One problem I have encountered again and again in my relationship with my patroness is the question of her exact identity, and the deeper I dig down into the wonderland of devotional polytheism, the clearer it becomes that the answer is tied up with the debate over just how distinct the identities of the gods actually are.
My relationship with my patroness began when I approached her under the name “Benten” – the common abbreviation found more often in the West than in Japan. However, She soon made it clear that she would rather I call her Sarasvati. Benzaiten was the transliteration of Sarasvati’s Chinese name Biancaitian, which was in turn the title given to Sarasvati in the Sutra of Golden Light by the translator Yijing.
Yet sometimes my goddess is Benzaiten-sama, and refuses to answer to Sarasvati. More importantly, the lore of each paints them quite distinctly. Benzaiten is not only a water goddess, she is a bringer of good luck and a special patroness of women.
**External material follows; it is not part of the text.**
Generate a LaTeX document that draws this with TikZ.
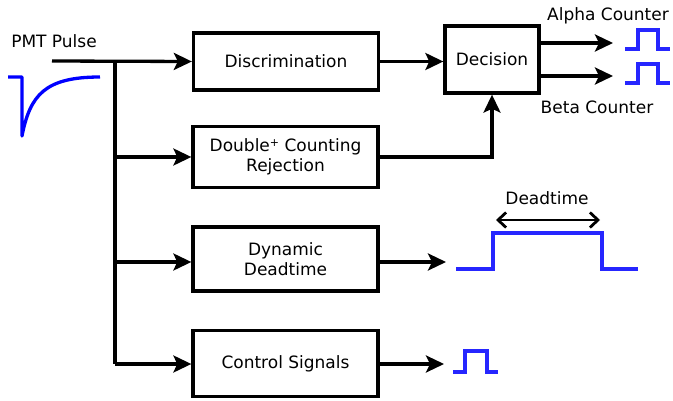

Sarasvati long ago lost her role as a water deity, and today is a patroness of learning and wisdom, who cares little for vain finery and less for domesticity and the spheres traditionally assigned to women.
So are they separate goddesses? Sometimes it seems so. Yet other times it feels so clear that they are one entity. Historically, they are related, and certainly the personalities ascribed to them are not contradictory…
The more I think, the more confused I am. That’s good, I think. If anyone tells you they have the gods and the Universe all figured out and they can prove it 100%, you should just listen to them…RUN.